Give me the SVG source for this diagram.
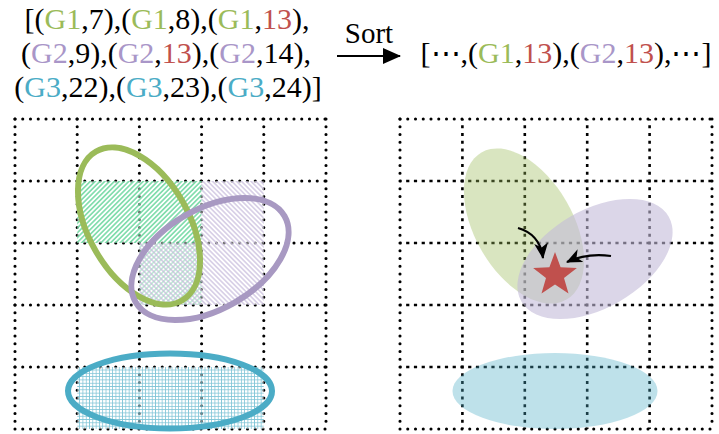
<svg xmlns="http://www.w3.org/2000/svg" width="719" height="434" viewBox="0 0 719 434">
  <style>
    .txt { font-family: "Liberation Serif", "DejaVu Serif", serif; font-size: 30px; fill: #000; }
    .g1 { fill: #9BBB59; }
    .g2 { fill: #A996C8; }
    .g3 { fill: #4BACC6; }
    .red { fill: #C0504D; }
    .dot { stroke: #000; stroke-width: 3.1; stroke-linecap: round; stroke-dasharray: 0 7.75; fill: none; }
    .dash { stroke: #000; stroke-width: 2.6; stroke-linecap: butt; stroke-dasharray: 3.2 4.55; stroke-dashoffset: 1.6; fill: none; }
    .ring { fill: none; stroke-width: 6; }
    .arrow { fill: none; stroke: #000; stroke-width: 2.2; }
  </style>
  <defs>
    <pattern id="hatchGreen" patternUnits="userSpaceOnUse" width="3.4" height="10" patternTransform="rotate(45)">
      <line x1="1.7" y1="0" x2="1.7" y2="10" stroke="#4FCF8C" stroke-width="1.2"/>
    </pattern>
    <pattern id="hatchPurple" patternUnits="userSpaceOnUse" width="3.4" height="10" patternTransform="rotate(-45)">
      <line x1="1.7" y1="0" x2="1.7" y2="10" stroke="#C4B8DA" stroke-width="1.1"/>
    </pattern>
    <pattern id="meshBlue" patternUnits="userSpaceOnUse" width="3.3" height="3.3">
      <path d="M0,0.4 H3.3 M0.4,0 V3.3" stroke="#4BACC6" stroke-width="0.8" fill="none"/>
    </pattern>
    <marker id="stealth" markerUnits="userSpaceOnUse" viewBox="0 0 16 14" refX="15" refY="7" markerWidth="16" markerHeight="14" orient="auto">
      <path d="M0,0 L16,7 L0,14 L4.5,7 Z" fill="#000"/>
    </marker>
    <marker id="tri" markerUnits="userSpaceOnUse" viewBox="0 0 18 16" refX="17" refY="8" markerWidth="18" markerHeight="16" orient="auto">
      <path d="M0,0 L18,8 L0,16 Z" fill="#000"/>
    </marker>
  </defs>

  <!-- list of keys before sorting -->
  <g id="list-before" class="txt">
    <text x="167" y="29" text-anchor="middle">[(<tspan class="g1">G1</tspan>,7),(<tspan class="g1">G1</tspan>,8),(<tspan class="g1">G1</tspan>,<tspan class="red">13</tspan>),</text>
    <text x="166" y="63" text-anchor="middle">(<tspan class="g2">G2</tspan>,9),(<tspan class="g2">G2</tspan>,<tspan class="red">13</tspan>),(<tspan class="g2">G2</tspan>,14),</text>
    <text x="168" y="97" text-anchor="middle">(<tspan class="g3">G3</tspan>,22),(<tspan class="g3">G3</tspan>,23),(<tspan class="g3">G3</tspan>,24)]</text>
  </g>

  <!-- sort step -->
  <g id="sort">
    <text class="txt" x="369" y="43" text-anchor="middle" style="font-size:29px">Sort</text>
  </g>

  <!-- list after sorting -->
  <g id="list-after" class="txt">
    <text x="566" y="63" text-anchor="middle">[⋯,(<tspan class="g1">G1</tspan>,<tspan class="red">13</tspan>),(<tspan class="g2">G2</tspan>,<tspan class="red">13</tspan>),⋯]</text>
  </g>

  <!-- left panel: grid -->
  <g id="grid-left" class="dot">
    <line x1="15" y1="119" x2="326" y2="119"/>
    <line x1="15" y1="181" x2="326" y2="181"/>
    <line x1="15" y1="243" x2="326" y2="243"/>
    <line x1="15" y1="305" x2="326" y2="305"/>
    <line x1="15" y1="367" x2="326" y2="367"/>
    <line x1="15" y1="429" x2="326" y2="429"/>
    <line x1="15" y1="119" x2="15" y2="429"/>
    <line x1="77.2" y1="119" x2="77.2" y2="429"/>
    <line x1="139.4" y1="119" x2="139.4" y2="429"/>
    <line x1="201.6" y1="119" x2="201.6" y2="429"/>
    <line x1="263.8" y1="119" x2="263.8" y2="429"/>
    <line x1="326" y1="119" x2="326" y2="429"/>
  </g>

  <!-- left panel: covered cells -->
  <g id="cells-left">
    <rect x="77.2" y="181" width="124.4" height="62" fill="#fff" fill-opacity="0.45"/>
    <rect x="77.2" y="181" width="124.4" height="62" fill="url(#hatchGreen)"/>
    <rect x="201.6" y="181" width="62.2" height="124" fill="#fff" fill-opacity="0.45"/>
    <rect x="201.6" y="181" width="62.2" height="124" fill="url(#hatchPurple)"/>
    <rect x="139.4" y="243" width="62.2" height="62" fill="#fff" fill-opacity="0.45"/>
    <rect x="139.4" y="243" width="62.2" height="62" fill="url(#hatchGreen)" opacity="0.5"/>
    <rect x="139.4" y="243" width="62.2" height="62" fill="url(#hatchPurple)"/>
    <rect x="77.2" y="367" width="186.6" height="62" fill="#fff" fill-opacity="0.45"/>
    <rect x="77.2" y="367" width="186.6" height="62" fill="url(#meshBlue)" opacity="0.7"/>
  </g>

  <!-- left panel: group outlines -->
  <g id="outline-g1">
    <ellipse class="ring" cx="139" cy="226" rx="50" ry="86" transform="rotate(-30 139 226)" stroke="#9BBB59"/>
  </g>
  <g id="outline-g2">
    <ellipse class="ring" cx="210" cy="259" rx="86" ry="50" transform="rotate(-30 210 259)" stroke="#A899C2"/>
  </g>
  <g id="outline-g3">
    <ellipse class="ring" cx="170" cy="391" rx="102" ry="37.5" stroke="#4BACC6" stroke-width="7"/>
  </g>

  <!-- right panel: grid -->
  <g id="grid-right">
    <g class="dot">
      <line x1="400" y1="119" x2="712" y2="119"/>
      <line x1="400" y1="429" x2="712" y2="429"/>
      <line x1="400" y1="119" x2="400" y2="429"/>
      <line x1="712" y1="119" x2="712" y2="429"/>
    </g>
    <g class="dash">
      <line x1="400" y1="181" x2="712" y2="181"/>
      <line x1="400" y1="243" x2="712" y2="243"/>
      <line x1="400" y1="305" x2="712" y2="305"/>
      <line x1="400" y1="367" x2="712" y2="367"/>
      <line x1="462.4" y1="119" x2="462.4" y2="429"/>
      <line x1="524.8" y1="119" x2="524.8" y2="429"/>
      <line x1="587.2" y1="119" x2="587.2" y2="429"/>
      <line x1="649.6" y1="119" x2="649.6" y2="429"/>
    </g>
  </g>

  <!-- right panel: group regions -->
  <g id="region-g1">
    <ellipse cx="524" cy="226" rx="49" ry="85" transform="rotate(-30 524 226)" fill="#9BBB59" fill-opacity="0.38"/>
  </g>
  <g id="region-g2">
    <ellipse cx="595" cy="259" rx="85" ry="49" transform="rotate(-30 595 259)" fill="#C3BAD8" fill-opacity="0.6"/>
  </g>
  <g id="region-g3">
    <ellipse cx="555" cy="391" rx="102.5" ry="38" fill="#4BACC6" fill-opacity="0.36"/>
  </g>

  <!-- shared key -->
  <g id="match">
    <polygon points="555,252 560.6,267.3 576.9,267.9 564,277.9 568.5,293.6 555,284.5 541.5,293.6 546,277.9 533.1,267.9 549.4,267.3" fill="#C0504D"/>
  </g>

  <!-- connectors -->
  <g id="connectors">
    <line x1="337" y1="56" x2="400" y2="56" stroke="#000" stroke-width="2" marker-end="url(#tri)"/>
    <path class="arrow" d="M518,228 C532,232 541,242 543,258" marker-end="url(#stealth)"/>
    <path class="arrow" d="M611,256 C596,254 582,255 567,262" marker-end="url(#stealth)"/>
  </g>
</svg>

----------------------------------------

EXERCISE: Reproduce the whole listing exactly, but not the images in it.

WRITTEN SOLUTION:
Give me the SVG source for this diagram.
<svg xmlns="http://www.w3.org/2000/svg" width="719" height="434" viewBox="0 0 719 434">
  <style>
    .txt { font-family: "Liberation Serif", "DejaVu Serif", serif; font-size: 30px; fill: #000; }
    .g1 { fill: #9BBB59; }
    .g2 { fill: #A996C8; }
    .g3 { fill: #4BACC6; }
    .red { fill: #C0504D; }
    .dot { stroke: #000; stroke-width: 3.1; stroke-linecap: round; stroke-dasharray: 0 7.75; fill: none; }
    .dash { stroke: #000; stroke-width: 2.6; stroke-linecap: butt; stroke-dasharray: 3.2 4.55; stroke-dashoffset: 1.6; fill: none; }
    .ring { fill: none; stroke-width: 6; }
    .arrow { fill: none; stroke: #000; stroke-width: 2.2; }
  </style>
  <defs>
    <pattern id="hatchGreen" patternUnits="userSpaceOnUse" width="3.4" height="10" patternTransform="rotate(45)">
      <line x1="1.7" y1="0" x2="1.7" y2="10" stroke="#4FCF8C" stroke-width="1.2"/>
    </pattern>
    <pattern id="hatchPurple" patternUnits="userSpaceOnUse" width="3.4" height="10" patternTransform="rotate(-45)">
      <line x1="1.7" y1="0" x2="1.7" y2="10" stroke="#C4B8DA" stroke-width="1.1"/>
    </pattern>
    <pattern id="meshBlue" patternUnits="userSpaceOnUse" width="3.3" height="3.3">
      <path d="M0,0.4 H3.3 M0.4,0 V3.3" stroke="#4BACC6" stroke-width="0.8" fill="none"/>
    </pattern>
    <marker id="stealth" markerUnits="userSpaceOnUse" viewBox="0 0 16 14" refX="15" refY="7" markerWidth="16" markerHeight="14" orient="auto">
      <path d="M0,0 L16,7 L0,14 L4.5,7 Z" fill="#000"/>
    </marker>
    <marker id="tri" markerUnits="userSpaceOnUse" viewBox="0 0 18 16" refX="17" refY="8" markerWidth="18" markerHeight="16" orient="auto">
      <path d="M0,0 L18,8 L0,16 Z" fill="#000"/>
    </marker>
  </defs>

  <!-- list of keys before sorting -->
  <g id="list-before" class="txt">
    <text x="167" y="29" text-anchor="middle">[(<tspan class="g1">G1</tspan>,7),(<tspan class="g1">G1</tspan>,8),(<tspan class="g1">G1</tspan>,<tspan class="red">13</tspan>),</text>
    <text x="166" y="63" text-anchor="middle">(<tspan class="g2">G2</tspan>,9),(<tspan class="g2">G2</tspan>,<tspan class="red">13</tspan>),(<tspan class="g2">G2</tspan>,14),</text>
    <text x="168" y="97" text-anchor="middle">(<tspan class="g3">G3</tspan>,22),(<tspan class="g3">G3</tspan>,23),(<tspan class="g3">G3</tspan>,24)]</text>
  </g>

  <!-- sort step -->
  <g id="sort">
    <text class="txt" x="369" y="43" text-anchor="middle" style="font-size:29px">Sort</text>
  </g>

  <!-- list after sorting -->
  <g id="list-after" class="txt">
    <text x="566" y="63" text-anchor="middle">[⋯,(<tspan class="g1">G1</tspan>,<tspan class="red">13</tspan>),(<tspan class="g2">G2</tspan>,<tspan class="red">13</tspan>),⋯]</text>
  </g>

  <!-- left panel: grid -->
  <g id="grid-left" class="dot">
    <line x1="15" y1="119" x2="326" y2="119"/>
    <line x1="15" y1="181" x2="326" y2="181"/>
    <line x1="15" y1="243" x2="326" y2="243"/>
    <line x1="15" y1="305" x2="326" y2="305"/>
    <line x1="15" y1="367" x2="326" y2="367"/>
    <line x1="15" y1="429" x2="326" y2="429"/>
    <line x1="15" y1="119" x2="15" y2="429"/>
    <line x1="77.2" y1="119" x2="77.2" y2="429"/>
    <line x1="139.4" y1="119" x2="139.4" y2="429"/>
    <line x1="201.6" y1="119" x2="201.6" y2="429"/>
    <line x1="263.8" y1="119" x2="263.8" y2="429"/>
    <line x1="326" y1="119" x2="326" y2="429"/>
  </g>

  <!-- left panel: covered cells -->
  <g id="cells-left">
    <rect x="77.2" y="181" width="124.4" height="62" fill="#fff" fill-opacity="0.45"/>
    <rect x="77.2" y="181" width="124.4" height="62" fill="url(#hatchGreen)"/>
    <rect x="201.6" y="181" width="62.2" height="124" fill="#fff" fill-opacity="0.45"/>
    <rect x="201.6" y="181" width="62.2" height="124" fill="url(#hatchPurple)"/>
    <rect x="139.4" y="243" width="62.2" height="62" fill="#fff" fill-opacity="0.45"/>
    <rect x="139.4" y="243" width="62.2" height="62" fill="url(#hatchGreen)" opacity="0.5"/>
    <rect x="139.4" y="243" width="62.2" height="62" fill="url(#hatchPurple)"/>
    <rect x="77.2" y="367" width="186.6" height="62" fill="#fff" fill-opacity="0.45"/>
    <rect x="77.2" y="367" width="186.6" height="62" fill="url(#meshBlue)" opacity="0.7"/>
  </g>

  <!-- left panel: group outlines -->
  <g id="outline-g1">
    <ellipse class="ring" cx="139" cy="226" rx="50" ry="86" transform="rotate(-30 139 226)" stroke="#9BBB59"/>
  </g>
  <g id="outline-g2">
    <ellipse class="ring" cx="210" cy="259" rx="86" ry="50" transform="rotate(-30 210 259)" stroke="#A899C2"/>
  </g>
  <g id="outline-g3">
    <ellipse class="ring" cx="170" cy="391" rx="102" ry="37.5" stroke="#4BACC6" stroke-width="7"/>
  </g>

  <!-- right panel: grid -->
  <g id="grid-right">
    <g class="dot">
      <line x1="400" y1="119" x2="712" y2="119"/>
      <line x1="400" y1="429" x2="712" y2="429"/>
      <line x1="400" y1="119" x2="400" y2="429"/>
      <line x1="712" y1="119" x2="712" y2="429"/>
    </g>
    <g class="dash">
      <line x1="400" y1="181" x2="712" y2="181"/>
      <line x1="400" y1="243" x2="712" y2="243"/>
      <line x1="400" y1="305" x2="712" y2="305"/>
      <line x1="400" y1="367" x2="712" y2="367"/>
      <line x1="462.4" y1="119" x2="462.4" y2="429"/>
      <line x1="524.8" y1="119" x2="524.8" y2="429"/>
      <line x1="587.2" y1="119" x2="587.2" y2="429"/>
      <line x1="649.6" y1="119" x2="649.6" y2="429"/>
    </g>
  </g>

  <!-- right panel: group regions -->
  <g id="region-g1">
    <ellipse cx="524" cy="226" rx="49" ry="85" transform="rotate(-30 524 226)" fill="#9BBB59" fill-opacity="0.38"/>
  </g>
  <g id="region-g2">
    <ellipse cx="595" cy="259" rx="85" ry="49" transform="rotate(-30 595 259)" fill="#C3BAD8" fill-opacity="0.6"/>
  </g>
  <g id="region-g3">
    <ellipse cx="555" cy="391" rx="102.5" ry="38" fill="#4BACC6" fill-opacity="0.36"/>
  </g>

  <!-- shared key -->
  <g id="match">
    <polygon points="555,252 560.6,267.3 576.9,267.9 564,277.9 568.5,293.6 555,284.5 541.5,293.6 546,277.9 533.1,267.9 549.4,267.3" fill="#C0504D"/>
  </g>

  <!-- connectors -->
  <g id="connectors">
    <line x1="337" y1="56" x2="400" y2="56" stroke="#000" stroke-width="2" marker-end="url(#tri)"/>
    <path class="arrow" d="M518,228 C532,232 541,242 543,258" marker-end="url(#stealth)"/>
    <path class="arrow" d="M611,256 C596,254 582,255 567,262" marker-end="url(#stealth)"/>
  </g>
</svg>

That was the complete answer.